* _Goal of the exercise_: Without the pictures, set down every line of the data exactly.

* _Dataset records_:
::::::::::

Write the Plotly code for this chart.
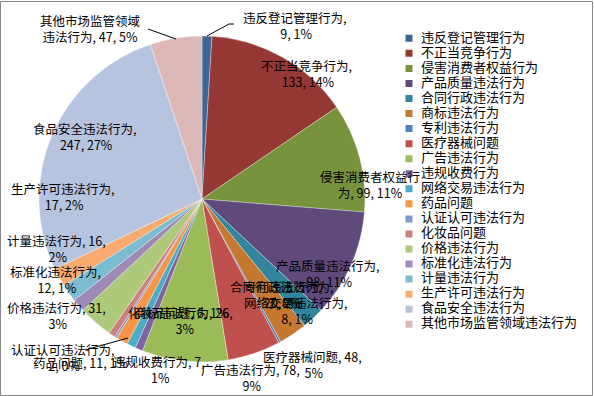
import plotly.graph_objects as go

# ---------------- data ----------------
categories = ["违反登记管理行为", "不正当竞争行为", "侵害消费者权益行为", "产品质量违法行为",
              "合同行政违法行为", "商标违法行为", "专利违法行为", "医疗器械问题", "广告违法行为",
              "违规收费行为", "网络交易违法行为", "药品问题", "认证认可违法行为", "化妆品问题",
              "价格违法行为", "标准化违法行为", "计量违法行为", "生产许可违法行为",
              "食品安全违法行为", "其他市场监管领域违法行为"]
values = [9, 133, 99, 98, 20, 26, 2, 48, 78, 7, 8, 11, 2, 6, 31, 12, 16, 17, 247, 47]
pct_labels = ["1%", "14%", "11%", "11%", "2%", "3%", "0%", "5%", "9%", "1%",
              "1%", "1%", "0%", "1%", "3%", "1%", "2%", "2%", "27%", "5%"]

# ---------------- styles ----------------
colors = ["#3D6596", "#953735", "#77933C", "#604A7B", "#31859C", "#C5782F",
          "#4F81BD", "#C0504D", "#9BBB59", "#8064A2", "#4BACC6", "#F79646",
          "#7F9ACF", "#CD7F7D", "#AFC97A", "#9F8AB7", "#7CBCD0", "#F9AB6F",
          "#B7C4DF", "#DDB8B8"]

W, H = 594, 396
FONT = "Noto Sans CJK SC"


def px(x, y):
    return x / W, 1 - y / H


def lab(i, split):
    full = f"{categories[i]}, {values[i]}, {pct_labels[i]}"
    return full[:split] + "<br>" + full[split:] if split else full


# label layout: (index, split position in text, center x px, center y px)
label_layout = [
    (0, 9, 294, 25),
    (1, 8, 306, 73),
    (2, 8, 370, 184),
    (3, 9, 327, 273),
    (4, 9, 281, 294),
    (6, 7, 283, 294),
    (10, 9, 295, 310),
    (7, 11, 312, 364),
    (8, 11, 250, 377),
    (9, 11, 160, 369),
    (11, 0, 80, 362),
    (12, 9, 62, 357),
    (14, 11, 57, 315),
    (15, 8, 55, 279),
    (16, 11, 57, 248),
    (17, 9, 62, 196),
    (18, 9, 85, 136),
    (19, 8, 90, 28),
    (5, 11, 183, 320),
    (13, 0, 178, 312),
]

fig = go.Figure()

cx, cy, r = 202, 199, 163
fig.add_trace(go.Pie(
    labels=categories, values=values, sort=False, direction="clockwise", rotation=0,
    marker=dict(colors=colors, line=dict(color="rgba(255,255,255,0.55)", width=0.6)),
    textinfo="none", showlegend=False, hoverinfo="label+value+percent",
    domain=dict(x=[(cx - r) / W, (cx + r) / W], y=[(H - cy - r) / H, (H - cy + r) / H]),
))

# custom legend drawn with scatter on a hidden axis
n = len(categories)
idx = list(range(n))
fig.add_trace(go.Scatter(
    x=[9] * n, y=idx, mode="markers",
    marker=dict(symbol="square", size=7, color=colors, line=dict(width=0)),
    showlegend=False, hoverinfo="skip", xaxis="x", yaxis="y"))
fig.add_trace(go.Scatter(
    x=[21] * n, y=idx, mode="text", text=categories, textposition="middle right",
    textfont=dict(family=FONT, size=13, color="#000000"),
    showlegend=False, hoverinfo="skip", xaxis="x", yaxis="y"))

leg_top, leg_step = 38.3, 15.05
y_top_px = leg_top - leg_step / 2
y_bot_px = leg_top + leg_step * (n - 1) + leg_step / 2

annotations = []
for i, sp, x, y in label_layout:
    ax, ay = px(x, y)
    annotations.append(dict(
        x=ax, y=ay, xref="paper", yref="paper", text=lab(i, sp), showarrow=False,
        xanchor="center", yanchor="middle", align="center",
        font=dict(family=FONT, size=12.5, color="#000000")))

leaders = [
    [(207, 36), (229, 24), (234, 24)],
    [(148, 29), (176, 39)],
    [(85, 350), (128, 338)],
]
shapes = []
for pts in leaders:
    for (x0, y0), (x1, y1) in zip(pts[:-1], pts[1:]):
        a0, b0 = px(x0, y0)
        a1, b1 = px(x1, y1)
        shapes.append(dict(type="line", xref="paper", yref="paper", x0=a0, y0=b0, x1=a1, y1=b1,
                           line=dict(color="#000000", width=1)))
shapes.append(dict(type="rect", xref="paper", yref="paper", x0=0.5 / W, y0=0.5 / H,
                   x1=1 - 1.5 / W, y1=1 - 1.5 / H, line=dict(color="#868686", width=1)))

fig.update_layout(
    width=W, height=H, margin=dict(l=0, r=0, t=0, b=0),
    paper_bgcolor="white", plot_bgcolor="rgba(0,0,0,0)",
    xaxis=dict(domain=[400 / W, 1], range=[0, W - 400], visible=False, fixedrange=True),
    yaxis=dict(domain=[1 - y_bot_px / H, 1 - y_top_px / H], range=[n - 0.5, -0.5],
               visible=False, fixedrange=True),
    annotations=annotations, shapes=shapes, showlegend=False,
    font=dict(family=FONT),
)

fig.write_html("out.html")
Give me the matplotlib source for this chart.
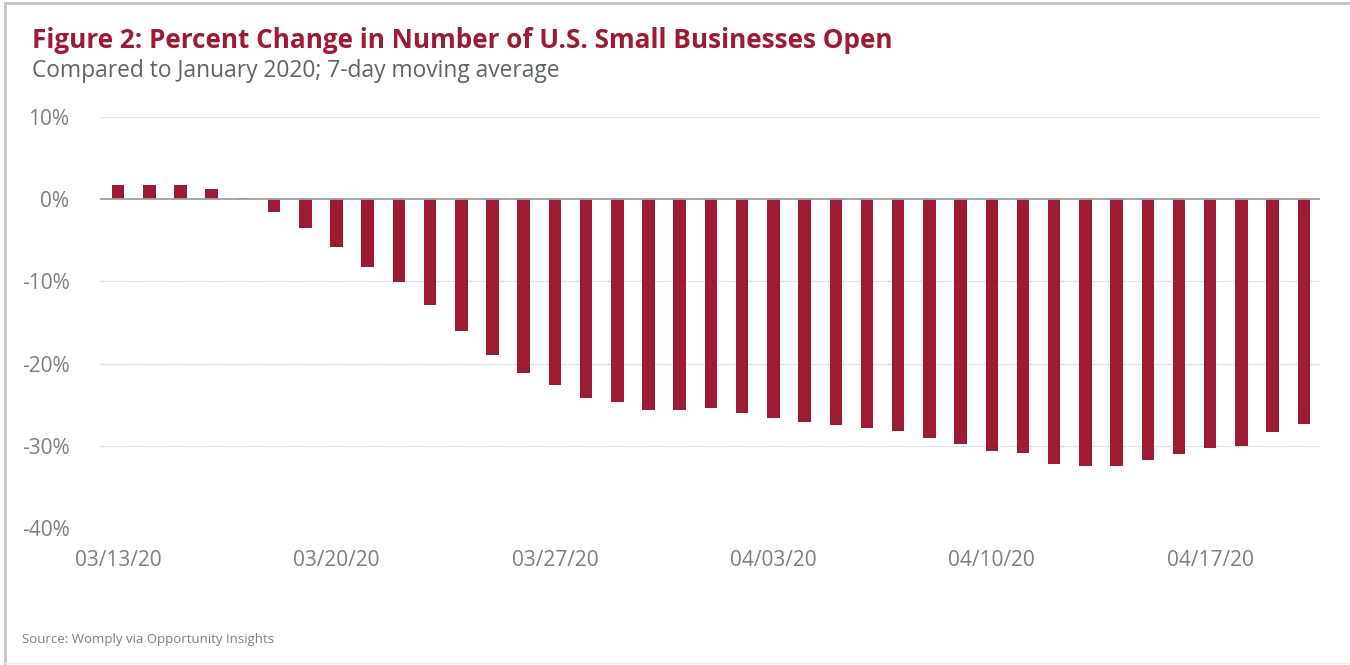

::::::::::

* _Completed exercise_:
Write the Plotly code for this chart.
import plotly.graph_objects as go

# ---------------- data ----------------
categories = ["违反登记管理行为", "不正当竞争行为", "侵害消费者权益行为", "产品质量违法行为",
              "合同行政违法行为", "商标违法行为", "专利违法行为", "医疗器械问题", "广告违法行为",
              "违规收费行为", "网络交易违法行为", "药品问题", "认证认可违法行为", "化妆品问题",
              "价格违法行为", "标准化违法行为", "计量违法行为", "生产许可违法行为",
              "食品安全违法行为", "其他市场监管领域违法行为"]
values = [9, 133, 99, 98, 20, 26, 2, 48, 78, 7, 8, 11, 2, 6, 31, 12, 16, 17, 247, 47]
pct_labels = ["1%", "14%", "11%", "11%", "2%", "3%", "0%", "5%", "9%", "1%",
              "1%", "1%", "0%", "1%", "3%", "1%", "2%", "2%", "27%", "5%"]

# ---------------- styles ----------------
colors = ["#3D6596", "#953735", "#77933C", "#604A7B", "#31859C", "#C5782F",
          "#4F81BD", "#C0504D", "#9BBB59", "#8064A2", "#4BACC6", "#F79646",
          "#7F9ACF", "#CD7F7D", "#AFC97A", "#9F8AB7", "#7CBCD0", "#F9AB6F",
          "#B7C4DF", "#DDB8B8"]

W, H = 594, 396
FONT = "Noto Sans CJK SC"


def px(x, y):
    return x / W, 1 - y / H


def lab(i, split):
    full = f"{categories[i]}, {values[i]}, {pct_labels[i]}"
    return full[:split] + "<br>" + full[split:] if split else full


# label layout: (index, split position in text, center x px, center y px)
label_layout = [
    (0, 9, 294, 25),
    (1, 8, 306, 73),
    (2, 8, 370, 184),
    (3, 9, 327, 273),
    (4, 9, 281, 294),
    (6, 7, 283, 294),
    (10, 9, 295, 310),
    (7, 11, 312, 364),
    (8, 11, 250, 377),
    (9, 11, 160, 369),
    (11, 0, 80, 362),
    (12, 9, 62, 357),
    (14, 11, 57, 315),
    (15, 8, 55, 279),
    (16, 11, 57, 248),
    (17, 9, 62, 196),
    (18, 9, 85, 136),
    (19, 8, 90, 28),
    (5, 11, 183, 320),
    (13, 0, 178, 312),
]

fig = go.Figure()

cx, cy, r = 202, 199, 163
fig.add_trace(go.Pie(
    labels=categories, values=values, sort=False, direction="clockwise", rotation=0,
    marker=dict(colors=colors, line=dict(color="rgba(255,255,255,0.55)", width=0.6)),
    textinfo="none", showlegend=False, hoverinfo="label+value+percent",
    domain=dict(x=[(cx - r) / W, (cx + r) / W], y=[(H - cy - r) / H, (H - cy + r) / H]),
))

# custom legend drawn with scatter on a hidden axis
n = len(categories)
idx = list(range(n))
fig.add_trace(go.Scatter(
    x=[9] * n, y=idx, mode="markers",
    marker=dict(symbol="square", size=7, color=colors, line=dict(width=0)),
    showlegend=False, hoverinfo="skip", xaxis="x", yaxis="y"))
fig.add_trace(go.Scatter(
    x=[21] * n, y=idx, mode="text", text=categories, textposition="middle right",
    textfont=dict(family=FONT, size=13, color="#000000"),
    showlegend=False, hoverinfo="skip", xaxis="x", yaxis="y"))

leg_top, leg_step = 38.3, 15.05
y_top_px = leg_top - leg_step / 2
y_bot_px = leg_top + leg_step * (n - 1) + leg_step / 2

annotations = []
for i, sp, x, y in label_layout:
    ax, ay = px(x, y)
    annotations.append(dict(
        x=ax, y=ay, xref="paper", yref="paper", text=lab(i, sp), showarrow=False,
        xanchor="center", yanchor="middle", align="center",
        font=dict(family=FONT, size=12.5, color="#000000")))

leaders = [
    [(207, 36), (229, 24), (234, 24)],
    [(148, 29), (176, 39)],
    [(85, 350), (128, 338)],
]
shapes = []
for pts in leaders:
    for (x0, y0), (x1, y1) in zip(pts[:-1], pts[1:]):
        a0, b0 = px(x0, y0)
        a1, b1 = px(x1, y1)
        shapes.append(dict(type="line", xref="paper", yref="paper", x0=a0, y0=b0, x1=a1, y1=b1,
                           line=dict(color="#000000", width=1)))
shapes.append(dict(type="rect", xref="paper", yref="paper", x0=0.5 / W, y0=0.5 / H,
                   x1=1 - 1.5 / W, y1=1 - 1.5 / H, line=dict(color="#868686", width=1)))

fig.update_layout(
    width=W, height=H, margin=dict(l=0, r=0, t=0, b=0),
    paper_bgcolor="white", plot_bgcolor="rgba(0,0,0,0)",
    xaxis=dict(domain=[400 / W, 1], range=[0, W - 400], visible=False, fixedrange=True),
    yaxis=dict(domain=[1 - y_bot_px / H, 1 - y_top_px / H], range=[n - 0.5, -0.5],
               visible=False, fixedrange=True),
    annotations=annotations, shapes=shapes, showlegend=False,
    font=dict(family=FONT),
)

fig.write_html("out.html")
Give me the matplotlib source for this chart.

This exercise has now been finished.